Transcribe only part of the material below: the lines from the one containing "Reproduce this chart with Bokeh." through the one containing "from bokeh.resources import INLINE", inclusive, exactly as written.
-- BEGIN --
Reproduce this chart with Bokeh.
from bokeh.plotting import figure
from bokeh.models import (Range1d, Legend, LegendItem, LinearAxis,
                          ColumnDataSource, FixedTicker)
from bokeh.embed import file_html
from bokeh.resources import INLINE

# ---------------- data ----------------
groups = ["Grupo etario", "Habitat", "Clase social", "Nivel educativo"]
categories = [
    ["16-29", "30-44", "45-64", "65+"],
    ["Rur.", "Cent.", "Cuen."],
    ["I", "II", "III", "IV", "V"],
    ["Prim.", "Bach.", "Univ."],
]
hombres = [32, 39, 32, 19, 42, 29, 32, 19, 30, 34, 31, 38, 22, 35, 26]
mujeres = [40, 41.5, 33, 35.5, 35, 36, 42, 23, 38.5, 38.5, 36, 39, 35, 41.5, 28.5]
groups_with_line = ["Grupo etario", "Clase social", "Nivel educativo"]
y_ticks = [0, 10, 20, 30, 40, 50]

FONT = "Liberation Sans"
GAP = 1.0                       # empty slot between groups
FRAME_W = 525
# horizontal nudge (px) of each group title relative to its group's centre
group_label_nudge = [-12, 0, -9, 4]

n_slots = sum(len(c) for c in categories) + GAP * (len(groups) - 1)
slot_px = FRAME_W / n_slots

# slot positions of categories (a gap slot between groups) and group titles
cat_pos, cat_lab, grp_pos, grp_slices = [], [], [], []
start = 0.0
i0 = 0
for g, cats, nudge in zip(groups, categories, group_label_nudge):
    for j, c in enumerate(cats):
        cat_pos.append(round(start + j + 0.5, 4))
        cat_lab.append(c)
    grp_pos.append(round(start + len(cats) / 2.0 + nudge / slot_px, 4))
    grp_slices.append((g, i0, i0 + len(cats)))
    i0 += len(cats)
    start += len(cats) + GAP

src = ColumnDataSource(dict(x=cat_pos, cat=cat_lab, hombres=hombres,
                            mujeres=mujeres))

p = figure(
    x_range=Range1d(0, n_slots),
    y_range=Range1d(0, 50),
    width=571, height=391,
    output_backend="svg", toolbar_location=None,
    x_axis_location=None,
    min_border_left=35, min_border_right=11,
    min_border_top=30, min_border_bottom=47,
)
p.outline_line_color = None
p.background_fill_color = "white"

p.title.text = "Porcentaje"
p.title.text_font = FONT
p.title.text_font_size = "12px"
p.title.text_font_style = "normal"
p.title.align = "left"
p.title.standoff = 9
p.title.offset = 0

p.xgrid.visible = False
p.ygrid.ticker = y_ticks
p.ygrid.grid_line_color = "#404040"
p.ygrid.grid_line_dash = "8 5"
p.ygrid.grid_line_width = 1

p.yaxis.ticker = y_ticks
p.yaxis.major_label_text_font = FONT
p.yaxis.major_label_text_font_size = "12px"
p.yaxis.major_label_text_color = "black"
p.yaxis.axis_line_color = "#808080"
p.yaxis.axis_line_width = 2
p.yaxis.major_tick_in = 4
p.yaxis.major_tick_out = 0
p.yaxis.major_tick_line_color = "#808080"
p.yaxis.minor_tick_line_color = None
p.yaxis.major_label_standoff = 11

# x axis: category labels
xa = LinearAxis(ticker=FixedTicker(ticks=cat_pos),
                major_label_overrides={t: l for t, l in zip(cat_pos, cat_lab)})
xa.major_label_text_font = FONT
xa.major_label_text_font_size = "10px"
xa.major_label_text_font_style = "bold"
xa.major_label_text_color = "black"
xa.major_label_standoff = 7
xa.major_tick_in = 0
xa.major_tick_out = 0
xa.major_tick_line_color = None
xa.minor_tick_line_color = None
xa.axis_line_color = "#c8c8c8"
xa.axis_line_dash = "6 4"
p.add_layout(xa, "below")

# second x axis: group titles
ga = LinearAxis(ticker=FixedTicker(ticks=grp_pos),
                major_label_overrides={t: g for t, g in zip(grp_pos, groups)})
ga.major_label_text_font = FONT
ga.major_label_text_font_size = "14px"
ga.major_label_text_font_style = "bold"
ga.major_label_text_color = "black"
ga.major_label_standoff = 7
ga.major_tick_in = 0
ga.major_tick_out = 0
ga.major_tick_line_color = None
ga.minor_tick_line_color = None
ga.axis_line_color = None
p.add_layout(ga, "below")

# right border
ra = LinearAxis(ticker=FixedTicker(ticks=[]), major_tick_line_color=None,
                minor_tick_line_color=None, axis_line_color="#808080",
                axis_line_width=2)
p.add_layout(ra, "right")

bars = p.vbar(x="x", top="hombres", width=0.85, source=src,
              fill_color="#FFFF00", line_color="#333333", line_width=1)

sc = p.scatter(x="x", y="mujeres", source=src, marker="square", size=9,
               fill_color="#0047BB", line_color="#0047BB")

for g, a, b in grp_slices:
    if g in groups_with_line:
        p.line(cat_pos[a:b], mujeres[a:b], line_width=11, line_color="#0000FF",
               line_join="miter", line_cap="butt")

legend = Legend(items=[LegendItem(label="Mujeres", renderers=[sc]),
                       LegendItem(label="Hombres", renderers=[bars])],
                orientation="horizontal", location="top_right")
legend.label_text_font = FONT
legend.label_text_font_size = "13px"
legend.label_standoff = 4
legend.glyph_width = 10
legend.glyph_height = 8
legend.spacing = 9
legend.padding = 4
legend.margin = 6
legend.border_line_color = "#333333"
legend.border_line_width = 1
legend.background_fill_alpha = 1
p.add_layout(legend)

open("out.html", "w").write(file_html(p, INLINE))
-- END --
-- BEGIN --
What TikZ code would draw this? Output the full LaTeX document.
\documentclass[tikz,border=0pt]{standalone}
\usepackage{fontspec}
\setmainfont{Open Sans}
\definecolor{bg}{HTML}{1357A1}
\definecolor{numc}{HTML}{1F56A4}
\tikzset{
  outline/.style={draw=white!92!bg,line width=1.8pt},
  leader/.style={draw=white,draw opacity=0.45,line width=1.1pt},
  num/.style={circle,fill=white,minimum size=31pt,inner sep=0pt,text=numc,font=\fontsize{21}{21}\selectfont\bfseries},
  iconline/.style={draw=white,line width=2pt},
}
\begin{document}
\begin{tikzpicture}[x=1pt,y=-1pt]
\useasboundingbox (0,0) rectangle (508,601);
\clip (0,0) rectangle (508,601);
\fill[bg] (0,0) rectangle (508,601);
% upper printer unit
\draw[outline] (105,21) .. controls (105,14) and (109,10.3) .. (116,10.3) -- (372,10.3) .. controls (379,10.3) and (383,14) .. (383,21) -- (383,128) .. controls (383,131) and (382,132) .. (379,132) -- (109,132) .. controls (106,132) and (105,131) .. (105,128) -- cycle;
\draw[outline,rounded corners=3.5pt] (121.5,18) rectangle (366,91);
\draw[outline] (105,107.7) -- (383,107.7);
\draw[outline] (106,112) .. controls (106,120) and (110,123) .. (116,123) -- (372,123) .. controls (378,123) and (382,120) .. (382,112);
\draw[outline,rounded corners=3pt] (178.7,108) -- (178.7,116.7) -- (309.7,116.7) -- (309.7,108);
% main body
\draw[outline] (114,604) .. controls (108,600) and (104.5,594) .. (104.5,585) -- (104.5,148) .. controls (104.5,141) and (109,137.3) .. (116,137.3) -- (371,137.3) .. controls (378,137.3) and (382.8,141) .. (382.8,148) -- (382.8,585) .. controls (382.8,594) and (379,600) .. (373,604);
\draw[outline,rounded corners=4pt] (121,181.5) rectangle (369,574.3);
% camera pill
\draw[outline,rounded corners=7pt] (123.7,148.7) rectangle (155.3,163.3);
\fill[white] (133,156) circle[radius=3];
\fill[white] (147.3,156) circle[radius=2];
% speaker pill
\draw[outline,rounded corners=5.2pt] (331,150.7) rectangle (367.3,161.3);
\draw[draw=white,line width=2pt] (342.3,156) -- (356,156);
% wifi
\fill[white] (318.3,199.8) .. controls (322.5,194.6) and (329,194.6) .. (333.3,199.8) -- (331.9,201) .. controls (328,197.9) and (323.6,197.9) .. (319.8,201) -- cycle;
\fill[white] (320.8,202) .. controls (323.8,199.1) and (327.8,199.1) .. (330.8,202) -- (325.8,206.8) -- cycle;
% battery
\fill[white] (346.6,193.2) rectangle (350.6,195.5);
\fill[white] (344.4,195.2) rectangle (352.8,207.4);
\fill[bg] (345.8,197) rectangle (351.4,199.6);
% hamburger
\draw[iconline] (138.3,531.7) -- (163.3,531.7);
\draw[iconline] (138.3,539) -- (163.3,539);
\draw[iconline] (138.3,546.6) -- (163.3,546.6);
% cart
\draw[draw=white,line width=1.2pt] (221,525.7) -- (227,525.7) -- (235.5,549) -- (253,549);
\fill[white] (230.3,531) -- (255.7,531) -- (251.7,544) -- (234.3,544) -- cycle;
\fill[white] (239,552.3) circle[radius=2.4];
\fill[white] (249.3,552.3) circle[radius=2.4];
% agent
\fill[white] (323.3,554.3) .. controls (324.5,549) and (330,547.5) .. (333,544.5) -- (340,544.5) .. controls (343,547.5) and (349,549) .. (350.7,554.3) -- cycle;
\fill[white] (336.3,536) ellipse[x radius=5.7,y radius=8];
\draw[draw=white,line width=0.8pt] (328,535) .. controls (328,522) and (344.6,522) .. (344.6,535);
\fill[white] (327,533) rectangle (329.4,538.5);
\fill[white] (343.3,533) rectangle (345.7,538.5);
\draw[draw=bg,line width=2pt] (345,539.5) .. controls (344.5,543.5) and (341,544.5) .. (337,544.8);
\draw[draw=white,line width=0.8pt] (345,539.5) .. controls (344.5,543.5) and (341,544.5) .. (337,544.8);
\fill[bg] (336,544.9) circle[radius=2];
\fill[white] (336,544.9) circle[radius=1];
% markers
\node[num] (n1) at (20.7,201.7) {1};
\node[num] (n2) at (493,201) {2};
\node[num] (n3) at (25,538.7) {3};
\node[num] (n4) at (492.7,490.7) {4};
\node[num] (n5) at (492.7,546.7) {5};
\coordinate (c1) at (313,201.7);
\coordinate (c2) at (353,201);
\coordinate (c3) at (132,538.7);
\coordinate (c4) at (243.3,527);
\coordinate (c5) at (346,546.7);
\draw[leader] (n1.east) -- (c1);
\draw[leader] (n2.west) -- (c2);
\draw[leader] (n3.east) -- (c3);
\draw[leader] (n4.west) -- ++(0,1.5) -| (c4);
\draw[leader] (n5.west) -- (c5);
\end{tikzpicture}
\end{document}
-- END --
-- BEGIN --
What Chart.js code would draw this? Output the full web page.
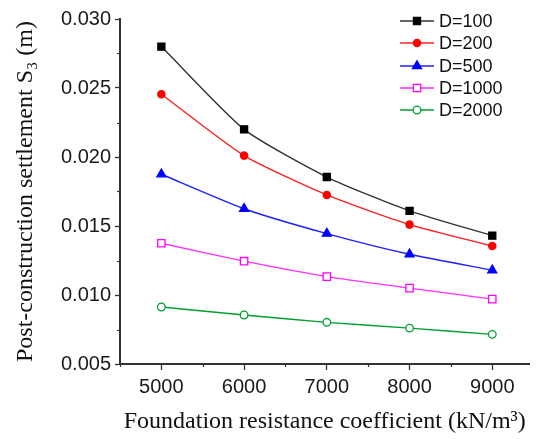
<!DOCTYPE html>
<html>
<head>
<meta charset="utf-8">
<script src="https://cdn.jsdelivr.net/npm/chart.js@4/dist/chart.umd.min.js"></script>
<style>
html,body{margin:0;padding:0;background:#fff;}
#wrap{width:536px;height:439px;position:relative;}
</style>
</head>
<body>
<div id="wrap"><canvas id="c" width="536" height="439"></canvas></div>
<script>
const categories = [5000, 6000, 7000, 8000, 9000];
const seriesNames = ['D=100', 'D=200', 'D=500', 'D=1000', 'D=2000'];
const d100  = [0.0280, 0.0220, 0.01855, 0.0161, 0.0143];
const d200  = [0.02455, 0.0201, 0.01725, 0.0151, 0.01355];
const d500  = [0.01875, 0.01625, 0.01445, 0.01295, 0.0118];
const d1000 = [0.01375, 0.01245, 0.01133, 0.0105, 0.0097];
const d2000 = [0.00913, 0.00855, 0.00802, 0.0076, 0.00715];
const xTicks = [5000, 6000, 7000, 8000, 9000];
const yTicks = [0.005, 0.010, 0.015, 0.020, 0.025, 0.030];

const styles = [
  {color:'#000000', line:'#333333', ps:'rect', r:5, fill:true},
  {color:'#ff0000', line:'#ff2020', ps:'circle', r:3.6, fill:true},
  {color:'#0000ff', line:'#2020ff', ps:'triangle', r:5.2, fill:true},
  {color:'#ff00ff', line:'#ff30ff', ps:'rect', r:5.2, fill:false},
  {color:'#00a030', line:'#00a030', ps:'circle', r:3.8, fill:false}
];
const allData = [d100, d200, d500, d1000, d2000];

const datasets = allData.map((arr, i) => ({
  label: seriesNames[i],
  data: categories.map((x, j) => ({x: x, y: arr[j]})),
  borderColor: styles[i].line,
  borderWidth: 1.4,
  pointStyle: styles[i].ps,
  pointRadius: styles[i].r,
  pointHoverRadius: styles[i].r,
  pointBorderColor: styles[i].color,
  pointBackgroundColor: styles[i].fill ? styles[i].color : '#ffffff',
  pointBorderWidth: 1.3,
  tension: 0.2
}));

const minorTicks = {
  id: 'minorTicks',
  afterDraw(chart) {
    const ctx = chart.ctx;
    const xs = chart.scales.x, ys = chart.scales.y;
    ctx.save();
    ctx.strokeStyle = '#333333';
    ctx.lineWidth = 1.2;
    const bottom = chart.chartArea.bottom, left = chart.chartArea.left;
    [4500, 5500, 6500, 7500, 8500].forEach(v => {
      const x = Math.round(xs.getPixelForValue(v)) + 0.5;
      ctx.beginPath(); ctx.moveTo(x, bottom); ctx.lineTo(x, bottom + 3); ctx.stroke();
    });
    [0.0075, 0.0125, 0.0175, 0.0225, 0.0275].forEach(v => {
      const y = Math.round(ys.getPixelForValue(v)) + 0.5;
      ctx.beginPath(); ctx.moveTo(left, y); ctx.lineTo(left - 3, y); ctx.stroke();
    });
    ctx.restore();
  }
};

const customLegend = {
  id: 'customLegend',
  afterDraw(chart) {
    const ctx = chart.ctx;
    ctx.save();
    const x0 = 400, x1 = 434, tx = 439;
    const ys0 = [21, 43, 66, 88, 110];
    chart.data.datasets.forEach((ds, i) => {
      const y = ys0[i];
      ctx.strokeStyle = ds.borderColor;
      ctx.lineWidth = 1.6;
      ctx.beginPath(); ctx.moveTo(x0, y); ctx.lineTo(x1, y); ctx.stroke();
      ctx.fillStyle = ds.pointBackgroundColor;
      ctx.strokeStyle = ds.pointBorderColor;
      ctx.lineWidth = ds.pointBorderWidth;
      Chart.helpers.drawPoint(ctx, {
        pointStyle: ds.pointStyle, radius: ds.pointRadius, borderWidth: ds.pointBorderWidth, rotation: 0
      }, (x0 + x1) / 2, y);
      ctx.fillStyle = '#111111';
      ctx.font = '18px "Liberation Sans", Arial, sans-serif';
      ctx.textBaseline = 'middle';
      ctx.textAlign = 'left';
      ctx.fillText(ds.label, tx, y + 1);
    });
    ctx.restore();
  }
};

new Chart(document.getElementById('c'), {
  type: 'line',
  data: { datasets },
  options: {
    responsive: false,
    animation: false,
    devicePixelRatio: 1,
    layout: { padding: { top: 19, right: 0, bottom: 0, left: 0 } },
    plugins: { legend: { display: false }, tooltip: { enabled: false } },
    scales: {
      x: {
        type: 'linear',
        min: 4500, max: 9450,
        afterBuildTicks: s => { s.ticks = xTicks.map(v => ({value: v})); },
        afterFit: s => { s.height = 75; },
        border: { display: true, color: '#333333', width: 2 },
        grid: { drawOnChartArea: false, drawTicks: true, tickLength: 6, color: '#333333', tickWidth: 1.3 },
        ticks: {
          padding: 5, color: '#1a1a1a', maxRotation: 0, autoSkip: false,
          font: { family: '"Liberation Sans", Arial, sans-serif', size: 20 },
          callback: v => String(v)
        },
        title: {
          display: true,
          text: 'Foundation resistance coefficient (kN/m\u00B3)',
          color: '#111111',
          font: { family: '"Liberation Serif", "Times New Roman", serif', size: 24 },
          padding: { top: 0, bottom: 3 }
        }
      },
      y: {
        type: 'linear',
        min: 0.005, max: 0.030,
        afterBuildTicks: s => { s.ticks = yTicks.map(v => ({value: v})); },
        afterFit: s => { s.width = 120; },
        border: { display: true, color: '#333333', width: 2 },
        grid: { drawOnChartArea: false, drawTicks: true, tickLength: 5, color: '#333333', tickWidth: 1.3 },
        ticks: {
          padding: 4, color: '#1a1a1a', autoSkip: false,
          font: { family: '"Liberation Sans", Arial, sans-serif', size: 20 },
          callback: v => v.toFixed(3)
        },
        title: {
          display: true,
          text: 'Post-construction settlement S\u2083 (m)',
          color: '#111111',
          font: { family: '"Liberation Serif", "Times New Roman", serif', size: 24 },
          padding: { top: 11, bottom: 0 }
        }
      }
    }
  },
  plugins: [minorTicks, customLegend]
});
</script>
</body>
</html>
-- END --
* [Result of the exercise]
Reproduce this chart with Bokeh.
from bokeh.plotting import figure
from bokeh.models import (Range1d, Legend, LegendItem, LinearAxis,
                          ColumnDataSource, FixedTicker)
from bokeh.embed import file_html
from bokeh.resources import INLINE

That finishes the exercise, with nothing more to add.